_Records provided_:
·····
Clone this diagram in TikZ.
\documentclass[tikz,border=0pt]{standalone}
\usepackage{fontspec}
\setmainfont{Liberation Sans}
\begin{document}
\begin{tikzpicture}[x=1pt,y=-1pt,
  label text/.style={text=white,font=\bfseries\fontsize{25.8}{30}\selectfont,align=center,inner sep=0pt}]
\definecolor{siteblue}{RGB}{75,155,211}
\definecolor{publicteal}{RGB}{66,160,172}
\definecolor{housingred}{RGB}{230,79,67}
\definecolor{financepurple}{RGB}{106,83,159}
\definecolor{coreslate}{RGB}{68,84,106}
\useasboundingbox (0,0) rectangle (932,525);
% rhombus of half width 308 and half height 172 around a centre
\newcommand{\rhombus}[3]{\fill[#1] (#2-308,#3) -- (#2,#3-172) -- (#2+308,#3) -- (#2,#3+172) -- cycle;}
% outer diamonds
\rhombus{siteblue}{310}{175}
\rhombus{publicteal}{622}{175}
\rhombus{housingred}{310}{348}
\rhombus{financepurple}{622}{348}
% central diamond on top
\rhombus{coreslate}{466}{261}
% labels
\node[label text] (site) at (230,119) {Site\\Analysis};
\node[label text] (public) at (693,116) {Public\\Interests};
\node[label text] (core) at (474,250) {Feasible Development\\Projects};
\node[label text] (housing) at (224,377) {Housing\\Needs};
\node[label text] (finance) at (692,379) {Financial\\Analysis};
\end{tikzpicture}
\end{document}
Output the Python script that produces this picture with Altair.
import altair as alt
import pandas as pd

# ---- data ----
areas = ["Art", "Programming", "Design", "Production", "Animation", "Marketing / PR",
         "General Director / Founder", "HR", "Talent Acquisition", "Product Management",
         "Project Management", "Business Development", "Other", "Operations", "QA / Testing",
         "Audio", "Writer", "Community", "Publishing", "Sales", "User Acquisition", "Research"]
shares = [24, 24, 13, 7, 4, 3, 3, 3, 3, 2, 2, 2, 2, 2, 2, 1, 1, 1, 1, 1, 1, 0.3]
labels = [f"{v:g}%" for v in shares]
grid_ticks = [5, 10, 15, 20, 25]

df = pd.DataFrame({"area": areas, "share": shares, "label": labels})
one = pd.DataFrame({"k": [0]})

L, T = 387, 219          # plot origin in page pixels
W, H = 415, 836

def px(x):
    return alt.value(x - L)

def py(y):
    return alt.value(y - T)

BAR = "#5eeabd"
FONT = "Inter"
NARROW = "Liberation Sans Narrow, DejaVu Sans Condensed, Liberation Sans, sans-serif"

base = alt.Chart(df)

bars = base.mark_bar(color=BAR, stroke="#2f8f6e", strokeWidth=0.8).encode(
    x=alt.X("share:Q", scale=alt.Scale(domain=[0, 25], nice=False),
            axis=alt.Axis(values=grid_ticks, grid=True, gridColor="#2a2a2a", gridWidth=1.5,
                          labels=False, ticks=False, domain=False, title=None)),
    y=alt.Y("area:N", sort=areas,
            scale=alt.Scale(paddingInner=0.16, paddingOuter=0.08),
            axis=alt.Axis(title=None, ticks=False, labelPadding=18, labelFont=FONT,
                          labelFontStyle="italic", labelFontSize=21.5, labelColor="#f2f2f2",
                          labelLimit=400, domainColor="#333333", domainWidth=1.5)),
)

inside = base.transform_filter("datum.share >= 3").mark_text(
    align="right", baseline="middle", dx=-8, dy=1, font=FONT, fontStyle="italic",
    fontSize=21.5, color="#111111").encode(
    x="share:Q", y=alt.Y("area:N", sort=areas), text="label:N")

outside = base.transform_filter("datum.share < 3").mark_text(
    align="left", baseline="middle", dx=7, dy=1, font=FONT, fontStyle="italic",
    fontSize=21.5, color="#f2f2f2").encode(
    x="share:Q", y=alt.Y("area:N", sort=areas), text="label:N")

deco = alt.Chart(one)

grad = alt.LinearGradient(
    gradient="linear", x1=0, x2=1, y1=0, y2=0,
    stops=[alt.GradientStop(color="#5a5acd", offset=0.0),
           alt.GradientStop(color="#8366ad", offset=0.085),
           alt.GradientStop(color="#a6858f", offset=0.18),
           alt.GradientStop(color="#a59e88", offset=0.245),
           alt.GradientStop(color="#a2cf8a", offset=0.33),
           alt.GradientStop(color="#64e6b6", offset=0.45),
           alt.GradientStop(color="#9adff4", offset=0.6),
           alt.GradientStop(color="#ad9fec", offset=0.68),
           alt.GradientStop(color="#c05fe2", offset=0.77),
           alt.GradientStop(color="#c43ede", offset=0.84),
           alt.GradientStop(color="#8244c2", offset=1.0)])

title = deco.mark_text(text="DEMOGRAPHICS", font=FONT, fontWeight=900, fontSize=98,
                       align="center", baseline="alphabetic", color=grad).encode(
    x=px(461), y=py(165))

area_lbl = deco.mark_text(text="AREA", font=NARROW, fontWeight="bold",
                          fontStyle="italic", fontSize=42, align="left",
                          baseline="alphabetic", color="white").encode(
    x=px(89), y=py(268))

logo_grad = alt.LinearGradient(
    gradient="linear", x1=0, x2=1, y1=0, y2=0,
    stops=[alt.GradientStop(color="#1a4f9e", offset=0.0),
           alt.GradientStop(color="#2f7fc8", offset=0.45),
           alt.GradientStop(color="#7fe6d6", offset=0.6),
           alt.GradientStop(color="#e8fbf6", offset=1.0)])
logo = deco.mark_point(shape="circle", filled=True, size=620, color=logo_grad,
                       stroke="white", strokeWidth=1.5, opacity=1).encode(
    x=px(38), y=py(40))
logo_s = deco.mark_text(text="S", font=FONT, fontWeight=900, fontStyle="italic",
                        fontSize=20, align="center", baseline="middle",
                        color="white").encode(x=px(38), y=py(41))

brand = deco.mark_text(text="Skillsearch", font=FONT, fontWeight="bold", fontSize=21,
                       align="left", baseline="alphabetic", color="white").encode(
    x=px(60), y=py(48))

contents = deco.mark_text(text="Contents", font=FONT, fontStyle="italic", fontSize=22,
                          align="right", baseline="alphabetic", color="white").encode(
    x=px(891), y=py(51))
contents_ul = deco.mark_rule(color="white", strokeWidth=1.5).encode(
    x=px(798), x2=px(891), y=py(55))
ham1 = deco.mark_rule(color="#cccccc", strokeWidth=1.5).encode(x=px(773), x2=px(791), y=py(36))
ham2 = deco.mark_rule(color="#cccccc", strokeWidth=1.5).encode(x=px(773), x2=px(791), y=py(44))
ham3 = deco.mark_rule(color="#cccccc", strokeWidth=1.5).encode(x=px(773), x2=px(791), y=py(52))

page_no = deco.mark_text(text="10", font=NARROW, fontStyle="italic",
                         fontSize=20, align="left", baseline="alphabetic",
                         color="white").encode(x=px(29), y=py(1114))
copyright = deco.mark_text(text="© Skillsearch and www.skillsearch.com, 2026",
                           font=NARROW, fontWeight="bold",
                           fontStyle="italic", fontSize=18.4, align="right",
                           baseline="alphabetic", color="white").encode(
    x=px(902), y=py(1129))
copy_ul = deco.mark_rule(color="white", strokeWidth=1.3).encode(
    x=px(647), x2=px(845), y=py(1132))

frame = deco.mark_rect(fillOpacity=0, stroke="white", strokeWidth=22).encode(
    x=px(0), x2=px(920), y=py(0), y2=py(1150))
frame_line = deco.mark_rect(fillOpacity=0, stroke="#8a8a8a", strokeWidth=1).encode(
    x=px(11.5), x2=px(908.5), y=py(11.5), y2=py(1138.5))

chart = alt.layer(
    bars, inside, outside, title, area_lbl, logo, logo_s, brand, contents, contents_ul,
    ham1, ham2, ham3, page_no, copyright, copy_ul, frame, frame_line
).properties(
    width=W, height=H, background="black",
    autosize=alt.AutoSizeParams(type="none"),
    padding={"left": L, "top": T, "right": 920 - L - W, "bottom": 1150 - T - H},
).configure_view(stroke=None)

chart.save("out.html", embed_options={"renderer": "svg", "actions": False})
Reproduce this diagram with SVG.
·····
_Job_: Scan the material above. Return every line containing the string "with".

_Answer below_:
Output the Python script that produces this picture with Altair.
Reproduce this diagram with SVG.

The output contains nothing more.